- WRITTEN REQUEST -
Leave the pictures out and write out exactly the lines from the top of the entries through the line containing "streepPatroon = ctx.createPattern(streepTegel(), 'repeat');".

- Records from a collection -
------------------------

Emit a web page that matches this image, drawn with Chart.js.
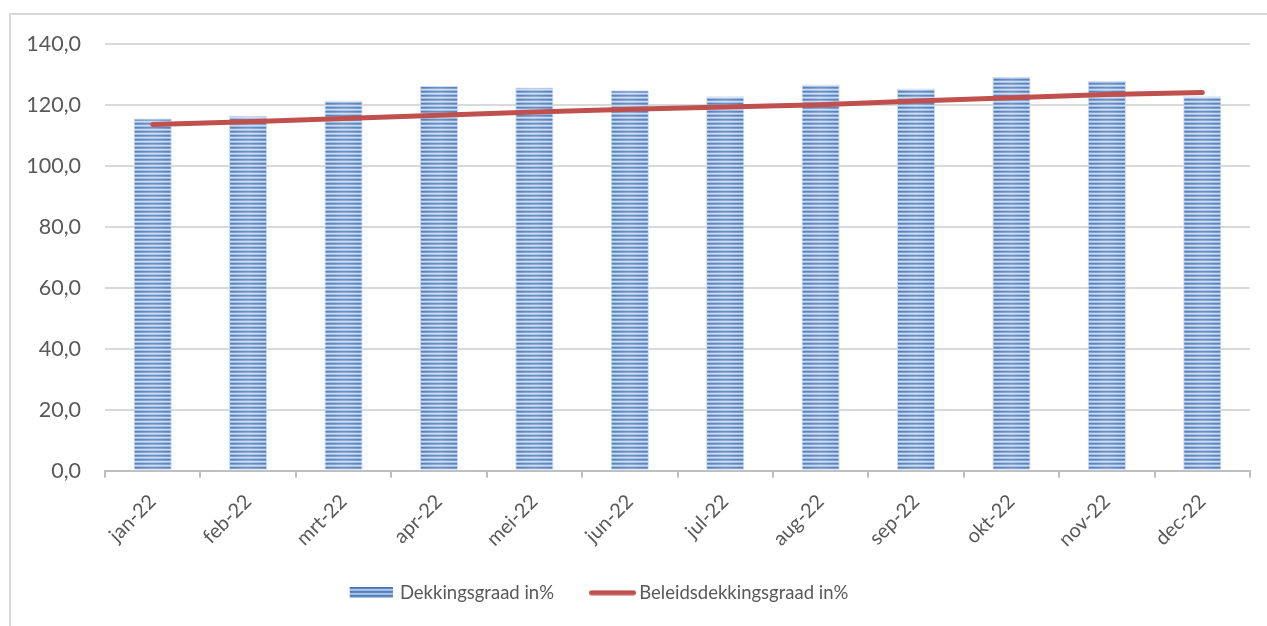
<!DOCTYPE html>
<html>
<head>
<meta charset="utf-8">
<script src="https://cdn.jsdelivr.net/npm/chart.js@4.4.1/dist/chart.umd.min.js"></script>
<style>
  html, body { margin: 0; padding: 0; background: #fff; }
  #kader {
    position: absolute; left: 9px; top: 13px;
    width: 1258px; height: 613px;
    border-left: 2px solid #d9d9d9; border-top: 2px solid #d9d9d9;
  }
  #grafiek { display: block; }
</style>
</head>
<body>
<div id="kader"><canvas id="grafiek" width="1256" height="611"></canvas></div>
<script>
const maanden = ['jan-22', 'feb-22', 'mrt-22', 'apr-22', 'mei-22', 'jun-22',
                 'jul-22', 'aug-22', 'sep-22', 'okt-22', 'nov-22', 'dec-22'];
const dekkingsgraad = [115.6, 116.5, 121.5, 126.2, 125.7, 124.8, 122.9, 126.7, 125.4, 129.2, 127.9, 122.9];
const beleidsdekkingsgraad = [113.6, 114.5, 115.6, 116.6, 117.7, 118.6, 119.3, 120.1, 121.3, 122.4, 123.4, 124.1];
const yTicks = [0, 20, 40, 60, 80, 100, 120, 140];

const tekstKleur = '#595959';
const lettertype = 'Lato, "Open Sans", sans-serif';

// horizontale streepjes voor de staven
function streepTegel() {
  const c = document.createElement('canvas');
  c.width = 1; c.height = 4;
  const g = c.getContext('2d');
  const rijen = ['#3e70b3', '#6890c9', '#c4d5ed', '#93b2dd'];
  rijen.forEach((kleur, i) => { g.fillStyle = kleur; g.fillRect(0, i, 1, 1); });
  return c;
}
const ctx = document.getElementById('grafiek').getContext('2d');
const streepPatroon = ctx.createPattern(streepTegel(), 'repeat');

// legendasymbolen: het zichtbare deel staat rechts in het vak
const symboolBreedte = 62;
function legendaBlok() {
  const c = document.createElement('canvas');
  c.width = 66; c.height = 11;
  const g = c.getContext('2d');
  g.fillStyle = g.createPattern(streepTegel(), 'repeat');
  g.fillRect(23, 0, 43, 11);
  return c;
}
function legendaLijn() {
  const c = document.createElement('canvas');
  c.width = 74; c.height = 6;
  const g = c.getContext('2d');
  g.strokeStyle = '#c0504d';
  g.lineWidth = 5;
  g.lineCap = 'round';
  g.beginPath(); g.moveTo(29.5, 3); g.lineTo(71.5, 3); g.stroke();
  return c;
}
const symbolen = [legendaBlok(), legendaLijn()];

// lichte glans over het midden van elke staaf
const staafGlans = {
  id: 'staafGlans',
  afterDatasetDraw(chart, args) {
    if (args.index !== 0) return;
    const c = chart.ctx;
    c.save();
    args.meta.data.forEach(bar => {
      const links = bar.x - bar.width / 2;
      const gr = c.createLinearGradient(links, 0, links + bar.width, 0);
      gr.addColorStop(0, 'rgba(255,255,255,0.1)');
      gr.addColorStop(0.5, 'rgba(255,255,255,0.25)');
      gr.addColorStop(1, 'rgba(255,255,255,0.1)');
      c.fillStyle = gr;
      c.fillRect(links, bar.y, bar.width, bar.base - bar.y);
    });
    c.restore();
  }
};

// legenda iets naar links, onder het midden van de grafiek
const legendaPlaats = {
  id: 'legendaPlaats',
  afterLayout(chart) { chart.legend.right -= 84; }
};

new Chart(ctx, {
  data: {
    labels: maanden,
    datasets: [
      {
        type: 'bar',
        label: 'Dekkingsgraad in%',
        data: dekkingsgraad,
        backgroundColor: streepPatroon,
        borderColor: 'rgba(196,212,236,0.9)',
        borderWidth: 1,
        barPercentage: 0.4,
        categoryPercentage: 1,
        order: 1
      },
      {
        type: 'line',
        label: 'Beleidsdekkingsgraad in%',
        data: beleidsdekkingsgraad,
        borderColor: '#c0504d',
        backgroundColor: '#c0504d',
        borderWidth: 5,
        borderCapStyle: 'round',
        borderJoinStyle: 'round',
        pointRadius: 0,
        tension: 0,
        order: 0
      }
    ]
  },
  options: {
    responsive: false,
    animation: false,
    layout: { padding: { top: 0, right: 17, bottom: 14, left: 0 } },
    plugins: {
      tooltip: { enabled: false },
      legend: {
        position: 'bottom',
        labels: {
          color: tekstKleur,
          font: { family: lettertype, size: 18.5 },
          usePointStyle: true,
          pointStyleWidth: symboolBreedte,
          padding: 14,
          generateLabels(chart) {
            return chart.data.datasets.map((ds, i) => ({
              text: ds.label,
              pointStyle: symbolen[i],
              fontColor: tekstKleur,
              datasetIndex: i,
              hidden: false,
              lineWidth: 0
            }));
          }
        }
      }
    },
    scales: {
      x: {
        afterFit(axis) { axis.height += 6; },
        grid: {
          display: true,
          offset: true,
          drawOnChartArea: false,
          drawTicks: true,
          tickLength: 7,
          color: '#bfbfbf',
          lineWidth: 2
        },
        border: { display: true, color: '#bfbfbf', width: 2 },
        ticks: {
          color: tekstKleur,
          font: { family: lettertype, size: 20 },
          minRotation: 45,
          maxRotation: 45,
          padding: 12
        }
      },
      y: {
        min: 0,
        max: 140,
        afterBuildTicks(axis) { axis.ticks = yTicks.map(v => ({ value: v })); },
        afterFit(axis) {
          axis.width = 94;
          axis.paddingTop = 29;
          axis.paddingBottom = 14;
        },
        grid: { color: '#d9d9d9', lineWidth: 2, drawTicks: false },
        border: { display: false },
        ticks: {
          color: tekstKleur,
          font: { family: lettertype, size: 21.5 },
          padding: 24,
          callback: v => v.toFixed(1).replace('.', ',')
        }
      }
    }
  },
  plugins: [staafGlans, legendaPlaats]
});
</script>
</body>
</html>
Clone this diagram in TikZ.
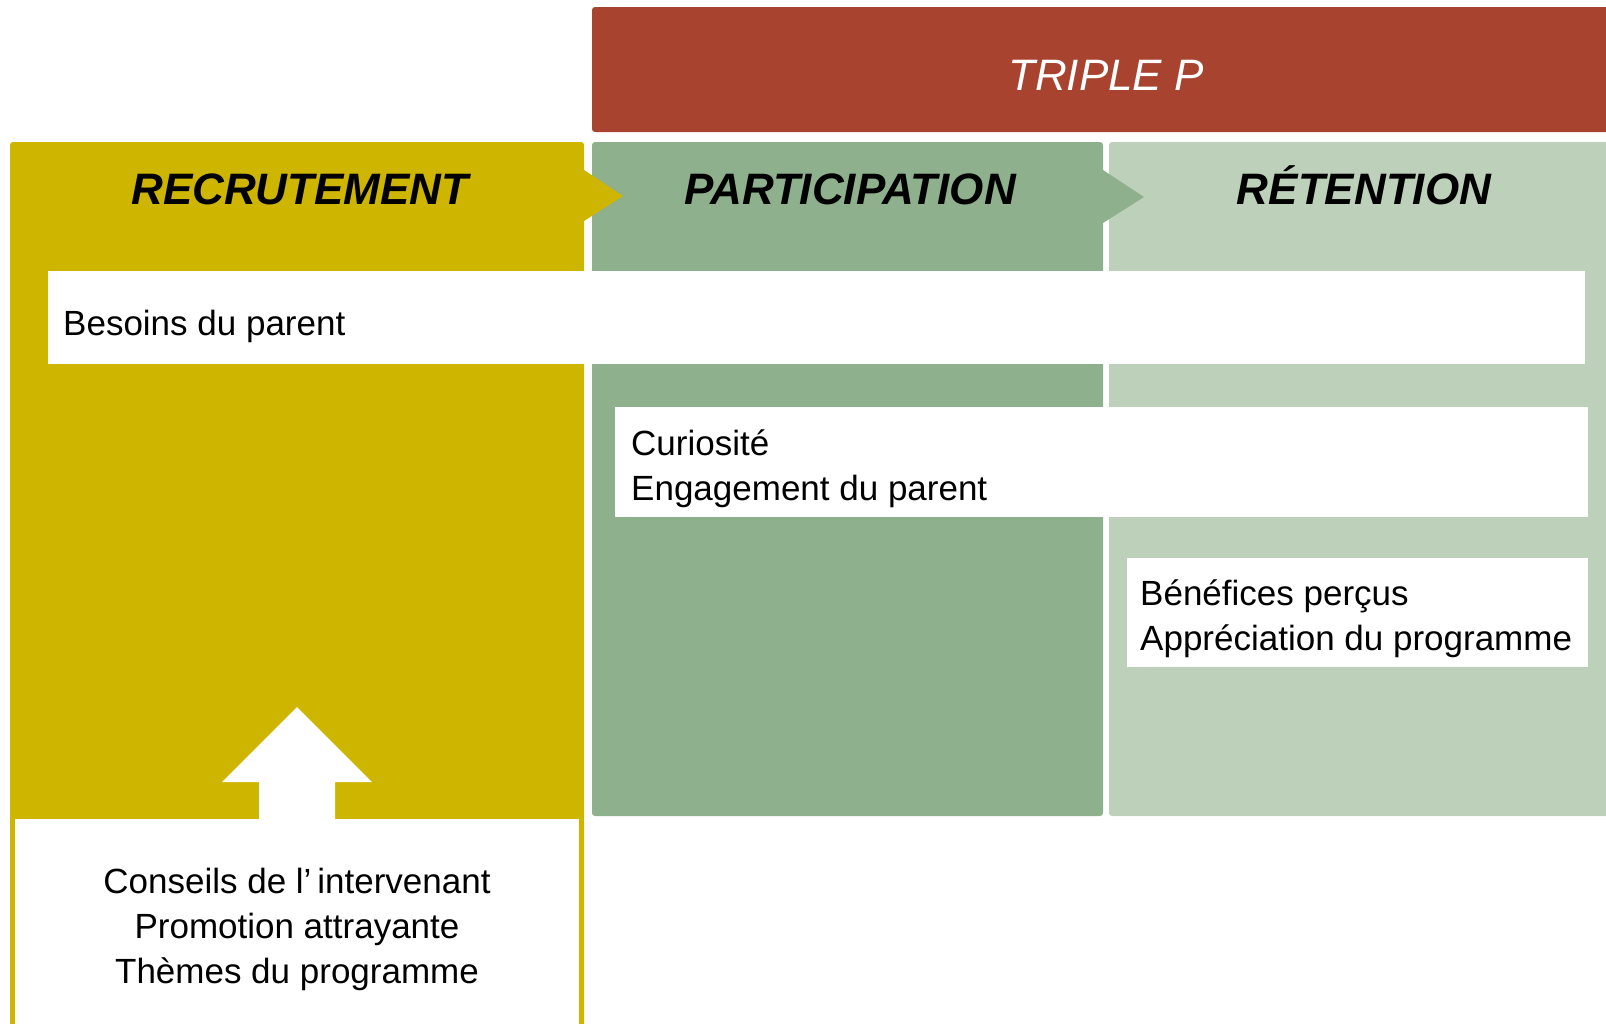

------------------------

- EXERCISE RESPONSE -
Emit a web page that matches this image, drawn with Chart.js.
<!DOCTYPE html>
<html>
<head>
<meta charset="utf-8">
<script src="https://cdn.jsdelivr.net/npm/chart.js@4.4.1/dist/chart.umd.min.js"></script>
<style>
  html, body { margin: 0; padding: 0; background: #fff; }
  #kader {
    position: absolute; left: 9px; top: 13px;
    width: 1258px; height: 613px;
    border-left: 2px solid #d9d9d9; border-top: 2px solid #d9d9d9;
  }
  #grafiek { display: block; }
</style>
</head>
<body>
<div id="kader"><canvas id="grafiek" width="1256" height="611"></canvas></div>
<script>
const maanden = ['jan-22', 'feb-22', 'mrt-22', 'apr-22', 'mei-22', 'jun-22',
                 'jul-22', 'aug-22', 'sep-22', 'okt-22', 'nov-22', 'dec-22'];
const dekkingsgraad = [115.6, 116.5, 121.5, 126.2, 125.7, 124.8, 122.9, 126.7, 125.4, 129.2, 127.9, 122.9];
const beleidsdekkingsgraad = [113.6, 114.5, 115.6, 116.6, 117.7, 118.6, 119.3, 120.1, 121.3, 122.4, 123.4, 124.1];
const yTicks = [0, 20, 40, 60, 80, 100, 120, 140];

const tekstKleur = '#595959';
const lettertype = 'Lato, "Open Sans", sans-serif';

// horizontale streepjes voor de staven
function streepTegel() {
  const c = document.createElement('canvas');
  c.width = 1; c.height = 4;
  const g = c.getContext('2d');
  const rijen = ['#3e70b3', '#6890c9', '#c4d5ed', '#93b2dd'];
  rijen.forEach((kleur, i) => { g.fillStyle = kleur; g.fillRect(0, i, 1, 1); });
  return c;
}
const ctx = document.getElementById('grafiek').getContext('2d');
const streepPatroon = ctx.createPattern(streepTegel(), 'repeat');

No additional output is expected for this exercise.